I'm glad to see that you're embracing the oddness. But don't let it be a way to keep yourself on the outside. Let it be the key to making yourself memorable, making yourself one of a kind, and making yourself the one person that's truly hard to let go of because no one can ever find another you. True, there will be those that can't embrace the oddness. But that's because they're too normal and therefore boring. You want to find the other oddies. They're the best ones anyway. And then you can find unity in the oddness, even if your oddities take different forms.

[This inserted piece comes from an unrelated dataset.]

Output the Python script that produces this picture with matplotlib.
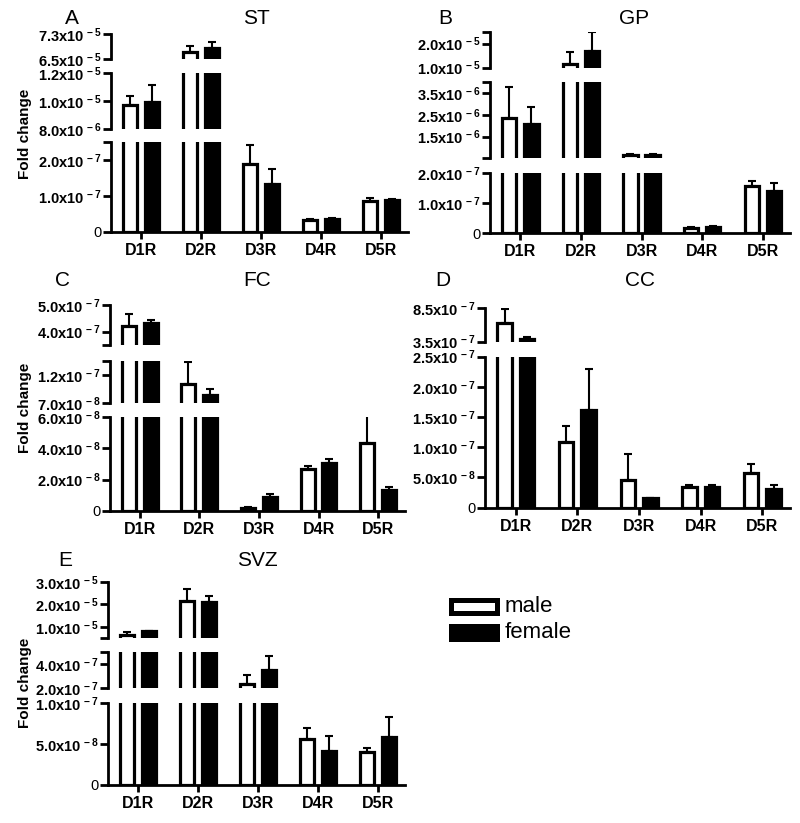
import numpy as np
import matplotlib
matplotlib.use("Agg")
import matplotlib.pyplot as plt
from matplotlib.patches import Rectangle

plt.rcParams['font.family'] = ['Liberation Sans', 'DejaVu Sans']
plt.rcParams['mathtext.fontset'] = 'custom'
plt.rcParams['mathtext.rm'] = 'Liberation Sans:bold'
plt.rcParams['mathtext.bf'] = 'Liberation Sans:bold'
plt.rcParams['mathtext.it'] = 'Liberation Sans:bold'
plt.rcParams['mathtext.default'] = 'rm'

# ---------------- data ----------------
categories = ['D1R', 'D2R', 'D3R', 'D4R', 'D5R']

st_male = [9.7e-6, 6.72e-5, 1.88e-7, 3.3e-8, 8.5e-8]
st_male_sem = [0.68e-6, 0.21e-5, 0.55e-7, 0.2e-8, 0.9e-8]
st_female = [9.9e-6, 6.84e-5, 1.32e-7, 3.6e-8, 8.8e-8]
st_female_sem = [1.24e-6, 0.2e-5, 0.43e-7, 0.15e-8, 0.3e-8]

gp_male = [2.36e-6, 1.16e-5, 6.6e-7, 1.7e-8, 1.59e-7]
gp_male_sem = [1.44e-6, 0.5e-5, 0.3e-7, 0.5e-8, 0.16e-7]
gp_female = [2.08e-6, 1.68e-5, 6.5e-7, 2.2e-8, 1.42e-7]
gp_female_sem = [0.78e-6, 0.79e-5, 0.3e-7, 0.3e-8, 0.26e-7]

fc_male = [4.22e-7, 1.04e-7, 2e-9, 2.7e-8, 4.35e-8]
fc_male_sem = [0.43e-7, 0.38e-7, 0.5e-9, 0.15e-8, 1.73e-8]
fc_female = [4.31e-7, 8.3e-8, 9e-9, 3.05e-8, 1.35e-8]
fc_female_sem = [0.13e-7, 1.2e-8, 2e-9, 0.25e-8, 0.2e-8]

cc_male = [6.26e-7, 1.08e-7, 4.6e-8, 3.44e-8, 5.78e-8]
cc_male_sem = [2.1e-7, 0.27e-7, 4.3e-8, 0.35e-8, 1.42e-8]
cc_female = [3.86e-7, 1.61e-7, 1.5e-8, 3.44e-8, 3.06e-8]
cc_female_sem = [0.34e-7, 0.68e-7, 0.0, 0.36e-8, 0.64e-8]

svz_male = [6.5e-6, 2.13e-5, 2.34e-7, 5.6e-8, 4.05e-8]
svz_male_sem = [1.3e-6, 0.54e-5, 0.74e-7, 1.36e-8, 0.52e-8]
svz_female = [8.0e-6, 2.1e-5, 3.5e-7, 4.13e-8, 5.87e-8]
svz_female_sem = [0.2e-6, 0.27e-5, 1.2e-7, 1.86e-8, 2.43e-8]

series_labels = ['male', 'female']

# ---------------- layout (pixels) ----------------
W, H = 800, 823
# segment: (ylo, yhi, px_top, px_bottom, labeled ticks, unlabeled end ticks)
panels = [
    dict(letter='A', name='ST', xr=(111, 408), letter_xy=(72, 19), name_xy=(256, 19),
         ylab_y=134, data=(st_male, st_male_sem, st_female, st_female_sem),
         segs=[(6.5e-5, 7.3e-5, 34, 59, [6.5e-5, 7.3e-5], []),
               (8e-6, 1.2e-5, 73, 129, [8e-6, 1e-5, 1.2e-5], []),
               (0, 2.5e-7, 142, 231.7, [0, 1e-7, 2e-7], [2.5e-7])]),
    dict(letter='B', name='GP', xr=(490, 790), letter_xy=(445, 19), name_xy=(634, 19),
         ylab_y=None, data=(gp_male, gp_male_sem, gp_female, gp_female_sem),
         segs=[(1e-5, 2.5e-5, 31.7, 67.7, [1e-5, 2e-5], [2.5e-5]),
               (0.5e-6, 4.0e-6, 82.3, 158.3, [1.5e-6, 2.5e-6, 3.5e-6], [0.5e-6, 4.0e-6]),
               (0, 2e-7, 173.3, 233.3, [0, 1e-7, 2e-7], [])]),
    dict(letter='C', name='FC', xr=(110, 405), letter_xy=(63, 280), name_xy=(257, 280),
         ylab_y=408, data=(fc_male, fc_male_sem, fc_female, fc_female_sem),
         segs=[(3.5e-7, 5e-7, 305, 345, [4e-7, 5e-7], [3.5e-7]),
               (7e-8, 1.45e-7, 360.7, 402.7, [7e-8, 1.2e-7], [1.45e-7]),
               (0, 6e-8, 416.7, 511, [0, 2e-8, 4e-8, 6e-8], [])]),
    dict(letter='D', name='CC', xr=(485, 790), letter_xy=(443, 281), name_xy=(640, 281),
         ylab_y=None, data=(cc_male, cc_male_sem, cc_female, cc_female_sem),
         segs=[(3.5e-7, 8.5e-7, 308.3, 341.7, [3.5e-7, 8.5e-7], []),
               (0, 2.5e-7, 356.7, 507.5, [0, 5e-8, 1e-7, 1.5e-7, 2e-7, 2.5e-7], [])]),
    dict(letter='E', name='SVZ', xr=(108, 405), letter_xy=(65, 560), name_xy=(257, 560),
         ylab_y=683, data=(svz_male, svz_male_sem, svz_female, svz_female_sem),
         segs=[(5e-6, 3e-5, 581.7, 638, [1e-5, 2e-5, 3e-5], [5e-6]),
               (2e-7, 5e-7, 652, 688.3, [2e-7, 4e-7], [5e-7]),
               (0, 1e-7, 703, 785, [0, 5e-8, 1e-7], [])]),
]


def sci(v):
    if v == 0:
        return '0'
    e = int(np.floor(np.log10(v) + 1e-9))
    m = v / 10.0 ** e
    return r'$%.1f\mathrm{x}10^{\,%d}$' % (m, e)


fig = plt.figure(figsize=(W / 100, H / 100), dpi=100)
x = np.arange(len(categories))
off, bw = 0.183, 0.235

for p in panels:
    male, male_sem, female, female_sem = p['data']
    x0, x1 = p['xr']
    nseg = len(p['segs'])
    for i, (lo, hi, pt, pb, lab, ends) in enumerate(p['segs']):
        ax = fig.add_axes([x0 / W, 1 - pb / H, (x1 - x0) / W, (pb - pt) / H])
        ax.patch.set_alpha(0)
        ax.set_xlim(-0.5, 4.45)
        ax.set_ylim(lo, hi)
        ax.bar(x - off, male, bw, facecolor='white', edgecolor='black', linewidth=2.3, zorder=2)
        ax.bar(x + off, female, bw, facecolor='black', edgecolor='black', linewidth=2.3, zorder=2)
        ax.errorbar(x - off, male, yerr=[np.zeros(len(x)), male_sem], fmt='none',
                    ecolor='black', elinewidth=1.5, capsize=3, capthick=1.5, zorder=3)
        ax.errorbar(x + off, female, yerr=[np.zeros(len(x)), female_sem], fmt='none',
                    ecolor='black', elinewidth=1.5, capsize=3, capthick=1.5, zorder=3)
        for s in ['top', 'right']:
            ax.spines[s].set_visible(False)
        ax.spines['left'].set_linewidth(2.0)
        ticks = list(lab) + list(ends)
        labels = [sci(t) for t in lab] + [''] * len(ends)
        ax.set_yticks(ticks)
        ax.set_yticklabels(labels)
        ax.tick_params(axis='y', length=6, width=2, labelsize=10.5, pad=1)
        if i == nseg - 1:
            ax.spines['bottom'].set_linewidth(2.0)
            ax.set_xticks(x)
            ax.set_xticklabels(categories, fontsize=11.5, fontweight='bold')
            ax.tick_params(axis='x', length=5, width=2, pad=3)
        else:
            ax.spines['bottom'].set_visible(False)
            ax.tick_params(axis='x', bottom=False, labelbottom=False)
    fig.text(p['letter_xy'][0] / W, 1 - p['letter_xy'][1] / H, p['letter'],
             fontsize=15, ha='center', va='center')
    fig.text(p['name_xy'][0] / W, 1 - p['name_xy'][1] / H, p['name'],
             fontsize=15, ha='center', va='center')
    if p['ylab_y'] is not None:
        fig.text(25 / W, 1 - p['ylab_y'] / H, 'Fold change', rotation=90,
                 fontsize=11, fontweight='bold', ha='center', va='center')

# legend
for j, (lab, fc) in enumerate(zip(series_labels, ['white', 'black'])):
    ytop = 599.5 + j * 26
    fig.patches.append(Rectangle((450.5 / W, 1 - (ytop + 13) / H), 46 / W, 13 / H,
                                 transform=fig.transFigure, facecolor=fc,
                                 edgecolor='black', linewidth=3.6))
    fig.text(505 / W, 1 - (ytop + 6.5) / H, lab, fontsize=16, ha='left', va='center')

fig.savefig('out.png', dpi=100)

P.S. - As a lawyer in mind, if not on paper, I am now allowed to make up words (which lawyers do all the time) so "oddie" is my first invention. You have my permission to take it and use it and encourage its growth. And if it ends up in the dictionary, we will use this comment to prove that I should be credited with its invention.

Love you.
KC McAuley said…
Bridgete is absolutely right. I am too quick to see my faults and it's people like her, who love me very much, that I rely on to remind me of who I am. So I edited my original post and took out the Ugly Duckling. I'm not a duckling or a swan. At least I don't think I am. I'm not sure what I am, but I do know I'm a fabulous whatever it is. Thank you my Bridgete.